Saturday, August 5, 2017

Pilkada KK, Mendadak Politikus, dan Parpol Omong-kosong

PAN membuka pendaftaran Cawali dan Cawawali KK 2018-2022. Langkah parpol penguasa kursi terbanyak di DPRD KK 2014-2019 ini segera diikuti oleh Hanura, PG, dan PDIP. Kita, entah orang banyak yang sadar—atau justru sedikit yang masih memelihara kewarasan—menyaksikan politik di KK (barangkali pula BMR, dan bahkan Indonesia, umumnya) adalah percampuran menggelikan dari ambisi, kebodohan, dan parpol yang tak beda dengan lembaga para calo.

Jauh sebelum keriuhan politik Pilkada 2018 mengeliat di KK, saya kerap ditanya apakah berminat maju sebagai Cawali atau Cawawali.
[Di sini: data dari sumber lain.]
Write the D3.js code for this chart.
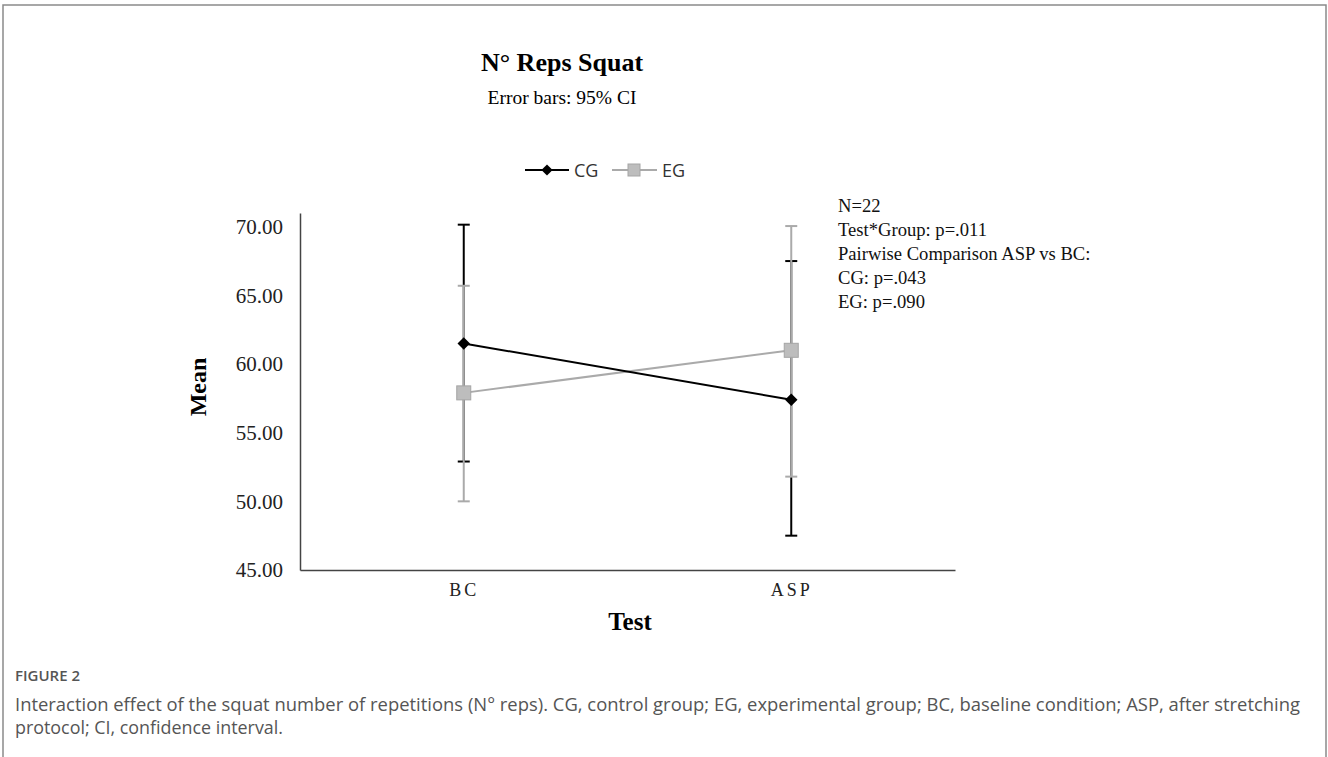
<!DOCTYPE html>
<html>
<head>
<meta charset="utf-8">
<script src="https://cdn.jsdelivr.net/npm/d3@7"></script>
<style>
  body { margin: 0; background: #fff; }
  svg { display: block; }
</style>
</head>
<body>
<svg id="chart" width="1328" height="757"></svg>
<script>
// data
var tests = ["BC", "ASP"];
var groups = ["CG", "EG"];
var cgMean = [61.5, 57.4];
var cgLow = [52.9, 47.5];
var cgHigh = [70.15, 67.5];
var egMean = [57.9, 61.0];
var egLow = [50.0, 51.8];
var egHigh = [65.7, 70.05];
var yTicks = [45, 50, 55, 60, 65, 70];
var notes = ["N=22", "Test*Group: p=.011", "Pairwise Comparison ASP vs BC:", "CG: p=.043", "EG: p=.090"];

var svg = d3.select("#chart");
var serif = "'Liberation Serif', 'Times New Roman', serif";
var sans = "'Open Sans', 'Noto Sans', sans-serif";

// frame around the figure
svg.append("path")
  .attr("d", "M3,757 V5 H1326 V757")
  .attr("fill", "none")
  .attr("stroke", "#8a8a8a")
  .attr("stroke-width", 1.5);

var x = d3.scalePoint().domain(tests).range([300, 955]).padding(0.5);
var y = d3.scaleLinear().domain([45, 71]).range([570, 213]);

// titles
svg.append("text").attr("x", 562).attr("y", 71).attr("text-anchor", "middle")
  .style("font-family", serif).style("font-weight", "bold").style("font-size", "26px")
  .text("N° Reps Squat");
svg.append("text").attr("x", 562).attr("y", 104).attr("text-anchor", "middle")
  .style("font-family", serif).style("font-size", "19.5px")
  .text("Error bars: 95% CI");

// legend
var leg = svg.append("g").attr("transform", "translate(0,170)");
leg.append("line").attr("x1", 525).attr("x2", 569).attr("stroke", "#000").attr("stroke-width", 2);
leg.append("path").attr("d", d3.symbol(d3.symbolDiamond2, 80)()).attr("transform", "translate(547,0)").attr("fill", "#000");
leg.append("text").attr("x", 574).attr("y", 6.5).style("font-family", sans).style("font-size", "18px").attr("fill", "#333").text(groups[0]);
leg.append("line").attr("x1", 612).attr("x2", 657).attr("stroke", "#aaa").attr("stroke-width", 2);
leg.append("rect").attr("x", 628).attr("y", -6).attr("width", 12).attr("height", 12).attr("fill", "#bdbdbd").attr("stroke", "#a5a5a5");
leg.append("text").attr("x", 662).attr("y", 6.5).style("font-family", sans).style("font-size", "18px").attr("fill", "#333").text(groups[1]);

// axes
var yAxis = svg.append("g").attr("transform", "translate(300,0)")
  .call(d3.axisLeft(y).tickValues(yTicks).tickSize(0).tickPadding(17).tickFormat(d3.format(".2f")));
yAxis.select(".domain").attr("stroke", "#444").attr("stroke-width", 1.5);
yAxis.selectAll("text").style("font-family", serif).style("font-size", "21px").attr("fill", "#222");

var xAxis = svg.append("g").attr("transform", "translate(0,570)")
  .call(d3.axisBottom(x).tickSize(0).tickPadding(13));
xAxis.select(".domain").attr("stroke", "#444").attr("stroke-width", 1.5);
xAxis.selectAll("text").style("font-family", serif).style("font-size", "18px")
  .style("letter-spacing", "3px").attr("fill", "#222");

svg.append("text").attr("x", 630).attr("y", 630).attr("text-anchor", "middle")
  .style("font-family", serif).style("font-weight", "bold").style("font-size", "25px")
  .text("Test");
svg.append("text").attr("transform", "translate(206,387) rotate(-90)").attr("text-anchor", "middle")
  .style("font-family", serif).style("font-weight", "bold").style("font-size", "24px")
  .text("Mean");

// error bars
function errorBars(lo, hi, color) {
  var g = svg.append("g").attr("stroke", color).attr("stroke-width", 2);
  tests.forEach(function (t, i) {
    var cx = x(t);
    g.append("line").attr("x1", cx).attr("x2", cx).attr("y1", y(lo[i])).attr("y2", y(hi[i]));
    g.append("line").attr("x1", cx - 6).attr("x2", cx + 6).attr("y1", y(lo[i])).attr("y2", y(lo[i]));
    g.append("line").attr("x1", cx - 6).attr("x2", cx + 6).attr("y1", y(hi[i])).attr("y2", y(hi[i]));
  });
}
errorBars(cgLow, cgHigh, "#000");
errorBars(egLow, egHigh, "#aaa");

var line = d3.line().x(function (d, i) { return x(tests[i]); }).y(function (d) { return y(d); });
svg.append("path").datum(egMean).attr("d", line).attr("fill", "none").attr("stroke", "#aaa").attr("stroke-width", 2);
svg.append("path").datum(cgMean).attr("d", line).attr("fill", "none").attr("stroke", "#000").attr("stroke-width", 2);

svg.selectAll(".eg").data(egMean).enter().append("rect")
  .attr("x", function (d, i) { return x(tests[i]) - 7; })
  .attr("y", function (d) { return y(d) - 7; })
  .attr("width", 14).attr("height", 14)
  .attr("fill", "#bdbdbd").attr("stroke", "#a5a5a5");
svg.selectAll(".cg").data(cgMean).enter().append("path")
  .attr("d", d3.symbol(d3.symbolDiamond2, 100)())
  .attr("transform", function (d, i) { return "translate(" + x(tests[i]) + "," + y(d) + ")"; })
  .attr("fill", "#000");

// annotation
svg.append("g").selectAll("text").data(notes).enter().append("text")
  .attr("x", 838).attr("y", function (d, i) { return 212 + i * 24; })
  .style("font-family", serif).style("font-size", "18.6px").attr("fill", "#111")
  .text(function (d) { return d; });

// caption
svg.append("text").attr("x", 15).attr("y", 681)
  .style("font-family", sans).style("font-size", "14px").style("font-weight", 600).attr("fill", "#555")
  .attr("textLength", 65).attr("lengthAdjust", "spacingAndGlyphs")
  .text("FIGURE 2");
svg.append("text").attr("x", 15).attr("y", 711)
  .style("font-family", sans).style("font-size", "17.5px").attr("fill", "#555")
  .attr("textLength", 1285).attr("lengthAdjust", "spacingAndGlyphs")
  .text("Interaction effect of the squat number of repetitions (N° reps). CG, control group; EG, experimental group; BC, baseline condition; ASP, after stretching");
svg.append("text").attr("x", 15).attr("y", 734)
  .style("font-family", sans).style("font-size", "17.5px").attr("fill", "#555")
  .attr("textLength", 268).attr("lengthAdjust", "spacingAndGlyphs")
  .text("protocol; CI, confidence interval.");
</script>
</body>
</html>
Saya tahu, kebanyakan orang yang melontarkan pertanyaan itu sebenarnya sekadar berbasa-basi, demi kesantunan sosial sebelum memulai percakapan lebih masuk akal dan serius. Beberapa lainnya (terutama mereka yang jengkel dengan ‘’kecerewetan’’ saya) adalah sindiran yang dapat diartikan: ‘’Nyanda usah banya mulu. Kalu butul orang percaya, noh maju jadi Cawali atau Cawawali dang.’’

Menggunakan kepercayaan diri yang agak keterlaluan, saya yakin ada satu-dua penduduk KK yang percaya saya mampu menjadi pemimpin (politik dan birokrasi). Secara pribadi, saya menghormati diri sendiri dengan mempercayai: karir profesional yang tak linier 30 tahun terakhir telah cukup memberi bekal pengetahuan, keterampilan, kompetensi, dan kapabilitas menjadi pemimpin. Minimal tidaklah memalukan bila mesti memimpin rapat atau pidato di depan orang banyak.

Pendek kata: ‘’Kalu jadi Walikota atau Wawali cuma modal banya mulu, boleh rayu pohong pisang sampe dia barasa pohong kalapa, kita pasti minimal dapa angka 9.’’  Ihwal biaya politik yang biasanya jadi momok di negeri ini, gampang belaka. Ketika seseorang menjadi Cawali atau Cawawali dan dianggap punya peluang terpilih, dia dengan mudah menemukan ‘’teman’’ berkantong tebal. Tentu saja, ‘’tak ada makan siang gratis.’’ Hari ini Anda ditraktir, besok gantian Anda mentraktir.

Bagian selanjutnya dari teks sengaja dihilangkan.